Perayaan tersebut disambut antusias oleh masyarakat setempat sehingga bisa menjadi daya tarik wisata.
"Saya optimis budaya ini dikemas dengan baik maka semakin tahun semakin banyak menarik minat masyarakat untuk menyaksikannya dan bukan tidak mungkin ini bisa menjadi agenda wisata di Kota Pontianak," ujar Wali Kota Pontianak, Edi Rusdi Kamtono di Pontianak, Kamis.
Edi menjelaskan bakcang sendiri merupakan makanan tradisional masyarakat Tionghoa dan memiliki Hari Bakcang tersendiri. Makanan dari beras ketan yang diisi daging atau ayam cincang bumbu ini pertama kali muncul pada zaman Dinasti Zhou.
"Menurut legenda, bakcang dibuat karena simpati rakyat kepada Qu Yuan yang bunuh diri dengan cara melompat ke sungai Miluo. Saat itu masyarakat melemparkan bakcang ke sungai dengan maksud agar binatang air tidak memakan jasad Qu Yuan dan beralih menyantap bakcang yang dilemparkan," jelas dia.
Edi ikut serta melempar bakcang dari atas kapal bersama tamu undangan lainnya. Bakcang yang dilempar ke sungai sesekali disambut oleh warga yang tengah mandi di sungai yang mengitari kapal wisata.
"Budaya Tionghoa dalam merayakan Hari Bakcang ini patut dilestarikan sebagai bagian dari khasanah budaya yang ada di Kota Pontianak. Meski budaya ini merupakan budaya lama namun masih dijalankan oleh warga Tionghoa di kota ini," jelas dia.
"Mudah-mudahan budaya ini bisa memberikan inspirasi dan memberikan manfaat terutama menjalin interaksi dan masyarakatnya semakin guyub," ungkapnya.
Menurutnya, perayaan bakcang ini memberikan dampak pada geliat perekonomian di Kota Pontianak. Betapa tidak, warga Tionghoa yang hendak mandi di Sungai Kapuas, beberapa di antaranya ada yang menyewa perahu motor air sebagai transportasi.
"Saya optimis ini juga menjadi bagian daya tarik wisata karena sangat menarik minat orang yang menyaksikannya, apalagi tamu-tamu dari luar Pontianak," kata dia.
Di Kota Pontianak, perayaan Hari Bakcang digelar oleh Majelis Adat Budaya Tionghoa (MABT) Kota Pontianak di atas kapal wisata tepian Sungai Kapuas, Kamis (22/6). Perayaan itu ditandai dengan melempar bakcang ke Sungai Kapuas.
Tradisi ini dikenal dengan nama tradisi mandi Peh Cun yang dilaksanakan pada tengah hari, dimulai pada pukul 10.00 hingga pukul 12.00 WIB tatkala matahari tepat berada di atas kepala.
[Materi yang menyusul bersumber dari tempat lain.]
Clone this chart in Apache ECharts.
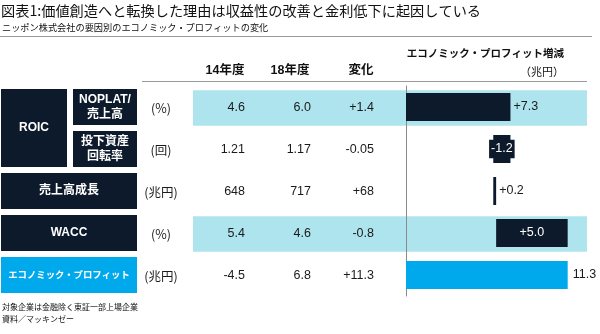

Bacang atau Bakcang adalah kuliner tradisional masyarakat Tionghoa yang artinya berisi daging.
Makanan ini terbuat dari beras ketan sebagai bahan utama dengan isian Daging Babi, Jamur Shiitake, Kuning Telur Asin, Seledri, dan Jahe sebagai isi.
Akan tetapi, untuk mengenalkan makanan khas Tionghoa ini di lidah orang Minang, isiannya kemudian diganti dengan daging ayam sehingga halal dikonsumsi.
Dibagikan gratis
Pada Juni 2022, Pemerintah Kota Singkawang, Kalimantan Barat membagikan 50.000 kue bacang kepada masyarakat setempat dalam kegiatan Festival Kue Bacang Singkawang 2020.
"Dikarenakan saat ini masih dalam kondisi pandemi COVID-19 maka kita ingin berbagi kasih dengan memberikan bacang sebanyak 50.000 bungkus kepada masyarakat," kata Wali Kota Singkawang, Tjhai Chui Mie di Singkawang, Jumat.
Dia menegaskan, mengingat saat ini kota tersebut juga terdampak COVID-19, maka festival ini dilaksanakan dengan menerapkan protokol kesehatan.
Kegiatan festival tersebut dapat terselenggara berkat kerja sama dan dukungan dari 14 perkumpulan organisasi yang ada di Kalbar dan dibentuk menjadi satu panitia guna menyukseskan acara ini.
Tujuan pihaknya menyelenggarakan Festival Bacang, pertama, untuk memperkenalkan salah satu budaya yang ada di Kota Singkawang.